**What you will do**: Skip all pictures, then print the remaining material exactly.

══ Provided material ══

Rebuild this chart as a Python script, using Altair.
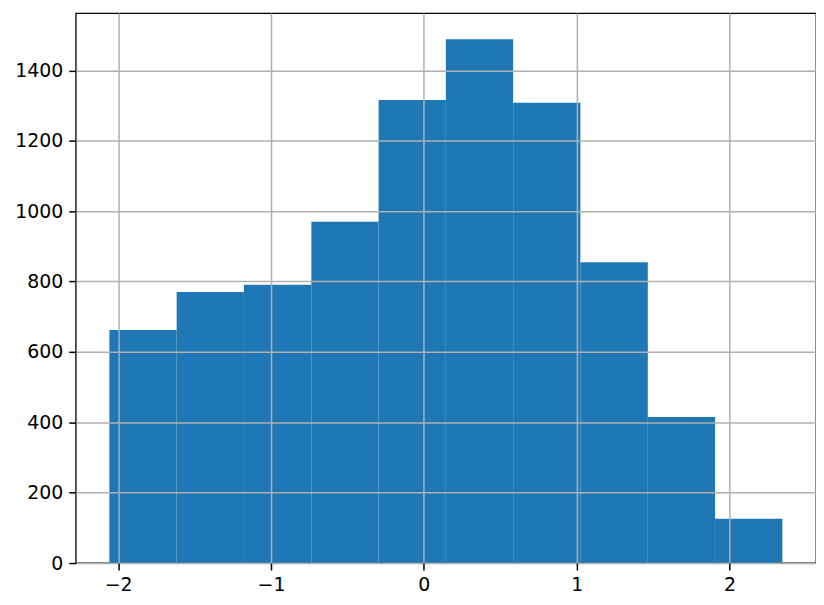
import altair as alt
import pandas as pd

bin_start = [-2.057, -1.617, -1.177, -0.736, -0.296, 0.144, 0.584, 1.024, 1.465, 1.905]
bin_end = [-1.617, -1.177, -0.736, -0.296, 0.144, 0.584, 1.024, 1.465, 1.905, 2.345]
counts = [662, 770, 791, 970, 1316, 1489, 1308, 855, 415, 126]

x_ticks = [-2, -1, 0, 1, 2]
y_ticks = [0, 200, 400, 600, 800, 1000, 1200, 1400]

df = pd.DataFrame({"start": bin_start, "end": bin_end, "count": counts})

axis_common = dict(
    grid=True,
    gridColor="#b0b0b0",
    gridWidth=1.5,
    domain=False,
    tickColor="#000000",
    tickSize=7,
    tickWidth=1.5,
    labelFont="DejaVu Sans",
    labelFontSize=19,
    labelColor="#000000",
    title=None,
    zindex=1,
)

chart = alt.Chart(df).mark_rect(color="#1f77b4").encode(
    x=alt.X(
        "start:Q",
        scale=alt.Scale(domain=[-2.277, 2.565], nice=False, zero=False),
        axis=alt.Axis(
            values=x_ticks,
            labelPadding=6,
            labelExpr="datum.value < 0 ? '\u2212' + abs(datum.value) : '' + datum.value",
            **axis_common,
        ),
    ),
    x2="end:Q",
    y=alt.Y(
        "count:Q",
        scale=alt.Scale(domain=[0, 1563], nice=False),
        axis=alt.Axis(values=y_ticks, labelPadding=6, format="d", **axis_common),
    ),
    y2=alt.datum(0),
).properties(
    width=743,
    height=552,
    autosize=alt.AutoSizeParams(type="none"),
    padding={"left": 68, "top": 4, "right": 0, "bottom": 40},
    background="#ffffff",
).configure_view(
    stroke="#000000",
    strokeWidth=1.3,
)

chart.save("out.html", embed_options={"renderer": "svg", "actions": False})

═══

**Result of this exercise**:
Rebuild this chart as a Python script, using Altair.
import altair as alt
import pandas as pd

bin_start = [-2.057, -1.617, -1.177, -0.736, -0.296, 0.144, 0.584, 1.024, 1.465, 1.905]
bin_end = [-1.617, -1.177, -0.736, -0.296, 0.144, 0.584, 1.024, 1.465, 1.905, 2.345]
counts = [662, 770, 791, 970, 1316, 1489, 1308, 855, 415, 126]

x_ticks = [-2, -1, 0, 1, 2]
y_ticks = [0, 200, 400, 600, 800, 1000, 1200, 1400]

df = pd.DataFrame({"start": bin_start, "end": bin_end, "count": counts})

axis_common = dict(
    grid=True,
    gridColor="#b0b0b0",
    gridWidth=1.5,
    domain=False,
    tickColor="#000000",
    tickSize=7,
    tickWidth=1.5,
    labelFont="DejaVu Sans",
    labelFontSize=19,
    labelColor="#000000",
    title=None,
    zindex=1,
)

chart = alt.Chart(df).mark_rect(color="#1f77b4").encode(
    x=alt.X(
        "start:Q",
        scale=alt.Scale(domain=[-2.277, 2.565], nice=False, zero=False),
        axis=alt.Axis(
            values=x_ticks,
            labelPadding=6,
            labelExpr="datum.value < 0 ? '\u2212' + abs(datum.value) : '' + datum.value",
            **axis_common,
        ),
    ),
    x2="end:Q",
    y=alt.Y(
        "count:Q",
        scale=alt.Scale(domain=[0, 1563], nice=False),
        axis=alt.Axis(values=y_ticks, labelPadding=6, format="d", **axis_common),
    ),
    y2=alt.datum(0),
).properties(
    width=743,
    height=552,
    autosize=alt.AutoSizeParams(type="none"),
    padding={"left": 68, "top": 4, "right": 0, "bottom": 40},
    background="#ffffff",
).configure_view(
    stroke="#000000",
    strokeWidth=1.3,
)

chart.save("out.html", embed_options={"renderer": "svg", "actions": False})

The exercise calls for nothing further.